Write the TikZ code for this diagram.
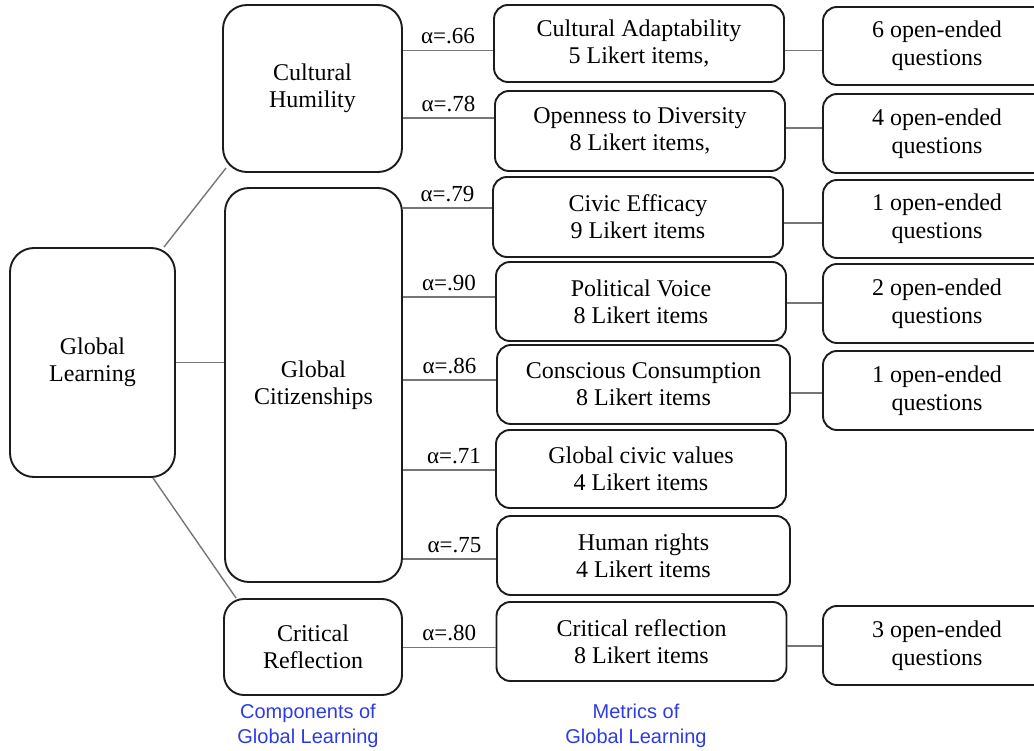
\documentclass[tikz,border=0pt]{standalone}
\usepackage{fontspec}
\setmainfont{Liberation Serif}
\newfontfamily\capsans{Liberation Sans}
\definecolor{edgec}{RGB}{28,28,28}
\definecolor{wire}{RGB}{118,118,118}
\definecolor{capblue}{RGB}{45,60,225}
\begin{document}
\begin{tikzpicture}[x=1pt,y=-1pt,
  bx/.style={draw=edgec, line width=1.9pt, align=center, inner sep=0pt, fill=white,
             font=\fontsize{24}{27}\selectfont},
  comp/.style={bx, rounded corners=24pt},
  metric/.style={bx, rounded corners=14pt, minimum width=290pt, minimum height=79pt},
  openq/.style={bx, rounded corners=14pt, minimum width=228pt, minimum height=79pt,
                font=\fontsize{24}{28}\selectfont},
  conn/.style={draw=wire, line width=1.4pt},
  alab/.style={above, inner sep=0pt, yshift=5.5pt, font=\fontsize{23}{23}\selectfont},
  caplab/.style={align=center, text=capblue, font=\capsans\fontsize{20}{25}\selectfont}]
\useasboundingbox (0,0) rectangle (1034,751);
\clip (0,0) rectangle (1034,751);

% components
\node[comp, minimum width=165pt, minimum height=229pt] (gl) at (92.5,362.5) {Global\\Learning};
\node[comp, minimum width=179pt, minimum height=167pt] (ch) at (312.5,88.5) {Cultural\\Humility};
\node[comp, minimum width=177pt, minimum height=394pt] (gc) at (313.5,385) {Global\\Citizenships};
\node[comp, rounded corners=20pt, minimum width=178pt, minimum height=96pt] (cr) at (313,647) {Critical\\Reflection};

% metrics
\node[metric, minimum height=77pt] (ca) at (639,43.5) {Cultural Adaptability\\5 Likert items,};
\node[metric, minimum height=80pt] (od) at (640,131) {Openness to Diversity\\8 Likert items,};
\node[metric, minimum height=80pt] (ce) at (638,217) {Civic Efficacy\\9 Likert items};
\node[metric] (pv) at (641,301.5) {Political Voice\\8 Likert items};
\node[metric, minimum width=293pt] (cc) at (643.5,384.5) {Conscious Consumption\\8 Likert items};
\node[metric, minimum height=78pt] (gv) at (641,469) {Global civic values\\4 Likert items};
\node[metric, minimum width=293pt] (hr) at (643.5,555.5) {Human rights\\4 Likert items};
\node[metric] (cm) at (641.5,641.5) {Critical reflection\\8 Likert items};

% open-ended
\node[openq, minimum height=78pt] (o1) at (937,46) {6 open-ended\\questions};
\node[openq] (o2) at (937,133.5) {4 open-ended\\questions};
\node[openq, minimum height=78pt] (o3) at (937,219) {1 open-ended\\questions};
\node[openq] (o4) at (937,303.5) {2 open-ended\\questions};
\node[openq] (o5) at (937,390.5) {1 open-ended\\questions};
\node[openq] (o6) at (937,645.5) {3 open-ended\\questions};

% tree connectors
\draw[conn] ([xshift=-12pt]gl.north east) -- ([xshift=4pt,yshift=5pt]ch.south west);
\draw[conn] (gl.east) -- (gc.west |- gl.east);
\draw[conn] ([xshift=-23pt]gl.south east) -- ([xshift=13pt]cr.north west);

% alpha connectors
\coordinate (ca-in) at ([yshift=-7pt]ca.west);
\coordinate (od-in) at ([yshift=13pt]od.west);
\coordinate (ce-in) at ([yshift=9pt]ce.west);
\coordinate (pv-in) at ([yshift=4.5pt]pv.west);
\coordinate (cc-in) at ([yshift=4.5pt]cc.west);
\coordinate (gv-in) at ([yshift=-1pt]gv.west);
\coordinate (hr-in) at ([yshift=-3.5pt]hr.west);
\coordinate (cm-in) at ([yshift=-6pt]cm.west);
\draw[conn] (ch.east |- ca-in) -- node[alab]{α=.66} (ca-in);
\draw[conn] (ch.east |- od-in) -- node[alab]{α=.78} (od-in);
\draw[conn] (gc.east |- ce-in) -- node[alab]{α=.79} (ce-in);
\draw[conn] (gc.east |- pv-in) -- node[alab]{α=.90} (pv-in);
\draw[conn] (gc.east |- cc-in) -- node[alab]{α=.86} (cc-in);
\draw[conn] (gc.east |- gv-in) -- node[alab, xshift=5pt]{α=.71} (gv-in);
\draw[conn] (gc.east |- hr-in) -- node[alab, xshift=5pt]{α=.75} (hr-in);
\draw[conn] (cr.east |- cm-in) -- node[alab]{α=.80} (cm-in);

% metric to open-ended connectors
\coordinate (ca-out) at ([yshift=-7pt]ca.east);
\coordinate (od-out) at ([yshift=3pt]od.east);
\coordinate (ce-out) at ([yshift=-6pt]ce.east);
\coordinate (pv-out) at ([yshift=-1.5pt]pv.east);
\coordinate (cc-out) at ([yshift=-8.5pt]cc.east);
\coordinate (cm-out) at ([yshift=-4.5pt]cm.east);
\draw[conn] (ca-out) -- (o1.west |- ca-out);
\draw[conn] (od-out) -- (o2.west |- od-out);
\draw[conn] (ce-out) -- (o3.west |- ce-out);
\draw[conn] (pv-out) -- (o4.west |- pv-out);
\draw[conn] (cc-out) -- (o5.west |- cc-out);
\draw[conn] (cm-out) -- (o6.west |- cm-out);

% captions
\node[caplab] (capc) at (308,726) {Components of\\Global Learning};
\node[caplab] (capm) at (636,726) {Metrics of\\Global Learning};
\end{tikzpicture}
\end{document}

*****

Reproduce every line above as written, skipping pictures.

Write the TikZ code for this diagram.
\documentclass[tikz,border=0pt]{standalone}
\usepackage{fontspec}
\setmainfont{Liberation Serif}
\newfontfamily\capsans{Liberation Sans}
\definecolor{edgec}{RGB}{28,28,28}
\definecolor{wire}{RGB}{118,118,118}
\definecolor{capblue}{RGB}{45,60,225}
\begin{document}
\begin{tikzpicture}[x=1pt,y=-1pt,
  bx/.style={draw=edgec, line width=1.9pt, align=center, inner sep=0pt, fill=white,
             font=\fontsize{24}{27}\selectfont},
  comp/.style={bx, rounded corners=24pt},
  metric/.style={bx, rounded corners=14pt, minimum width=290pt, minimum height=79pt},
  openq/.style={bx, rounded corners=14pt, minimum width=228pt, minimum height=79pt,
                font=\fontsize{24}{28}\selectfont},
  conn/.style={draw=wire, line width=1.4pt},
  alab/.style={above, inner sep=0pt, yshift=5.5pt, font=\fontsize{23}{23}\selectfont},
  caplab/.style={align=center, text=capblue, font=\capsans\fontsize{20}{25}\selectfont}]
\useasboundingbox (0,0) rectangle (1034,751);
\clip (0,0) rectangle (1034,751);

% components
\node[comp, minimum width=165pt, minimum height=229pt] (gl) at (92.5,362.5) {Global\\Learning};
\node[comp, minimum width=179pt, minimum height=167pt] (ch) at (312.5,88.5) {Cultural\\Humility};
\node[comp, minimum width=177pt, minimum height=394pt] (gc) at (313.5,385) {Global\\Citizenships};
\node[comp, rounded corners=20pt, minimum width=178pt, minimum height=96pt] (cr) at (313,647) {Critical\\Reflection};

% metrics
\node[metric, minimum height=77pt] (ca) at (639,43.5) {Cultural Adaptability\\5 Likert items,};
\node[metric, minimum height=80pt] (od) at (640,131) {Openness to Diversity\\8 Likert items,};
\node[metric, minimum height=80pt] (ce) at (638,217) {Civic Efficacy\\9 Likert items};
\node[metric] (pv) at (641,301.5) {Political Voice\\8 Likert items};
\node[metric, minimum width=293pt] (cc) at (643.5,384.5) {Conscious Consumption\\8 Likert items};
\node[metric, minimum height=78pt] (gv) at (641,469) {Global civic values\\4 Likert items};
\node[metric, minimum width=293pt] (hr) at (643.5,555.5) {Human rights\\4 Likert items};
\node[metric] (cm) at (641.5,641.5) {Critical reflection\\8 Likert items};

% open-ended
\node[openq, minimum height=78pt] (o1) at (937,46) {6 open-ended\\questions};
\node[openq] (o2) at (937,133.5) {4 open-ended\\questions};
\node[openq, minimum height=78pt] (o3) at (937,219) {1 open-ended\\questions};
\node[openq] (o4) at (937,303.5) {2 open-ended\\questions};
\node[openq] (o5) at (937,390.5) {1 open-ended\\questions};
\node[openq] (o6) at (937,645.5) {3 open-ended\\questions};

% tree connectors
\draw[conn] ([xshift=-12pt]gl.north east) -- ([xshift=4pt,yshift=5pt]ch.south west);
\draw[conn] (gl.east) -- (gc.west |- gl.east);
\draw[conn] ([xshift=-23pt]gl.south east) -- ([xshift=13pt]cr.north west);

% alpha connectors
\coordinate (ca-in) at ([yshift=-7pt]ca.west);
\coordinate (od-in) at ([yshift=13pt]od.west);
\coordinate (ce-in) at ([yshift=9pt]ce.west);
\coordinate (pv-in) at ([yshift=4.5pt]pv.west);
\coordinate (cc-in) at ([yshift=4.5pt]cc.west);
\coordinate (gv-in) at ([yshift=-1pt]gv.west);
\coordinate (hr-in) at ([yshift=-3.5pt]hr.west);
\coordinate (cm-in) at ([yshift=-6pt]cm.west);
\draw[conn] (ch.east |- ca-in) -- node[alab]{α=.66} (ca-in);
\draw[conn] (ch.east |- od-in) -- node[alab]{α=.78} (od-in);
\draw[conn] (gc.east |- ce-in) -- node[alab]{α=.79} (ce-in);
\draw[conn] (gc.east |- pv-in) -- node[alab]{α=.90} (pv-in);
\draw[conn] (gc.east |- cc-in) -- node[alab]{α=.86} (cc-in);
\draw[conn] (gc.east |- gv-in) -- node[alab, xshift=5pt]{α=.71} (gv-in);
\draw[conn] (gc.east |- hr-in) -- node[alab, xshift=5pt]{α=.75} (hr-in);
\draw[conn] (cr.east |- cm-in) -- node[alab]{α=.80} (cm-in);

% metric to open-ended connectors
\coordinate (ca-out) at ([yshift=-7pt]ca.east);
\coordinate (od-out) at ([yshift=3pt]od.east);
\coordinate (ce-out) at ([yshift=-6pt]ce.east);
\coordinate (pv-out) at ([yshift=-1.5pt]pv.east);
\coordinate (cc-out) at ([yshift=-8.5pt]cc.east);
\coordinate (cm-out) at ([yshift=-4.5pt]cm.east);
\draw[conn] (ca-out) -- (o1.west |- ca-out);
\draw[conn] (od-out) -- (o2.west |- od-out);
\draw[conn] (ce-out) -- (o3.west |- ce-out);
\draw[conn] (pv-out) -- (o4.west |- pv-out);
\draw[conn] (cc-out) -- (o5.west |- cc-out);
\draw[conn] (cm-out) -- (o6.west |- cm-out);

% captions
\node[caplab] (capc) at (308,726) {Components of\\Global Learning};
\node[caplab] (capm) at (636,726) {Metrics of\\Global Learning};
\end{tikzpicture}
\end{document}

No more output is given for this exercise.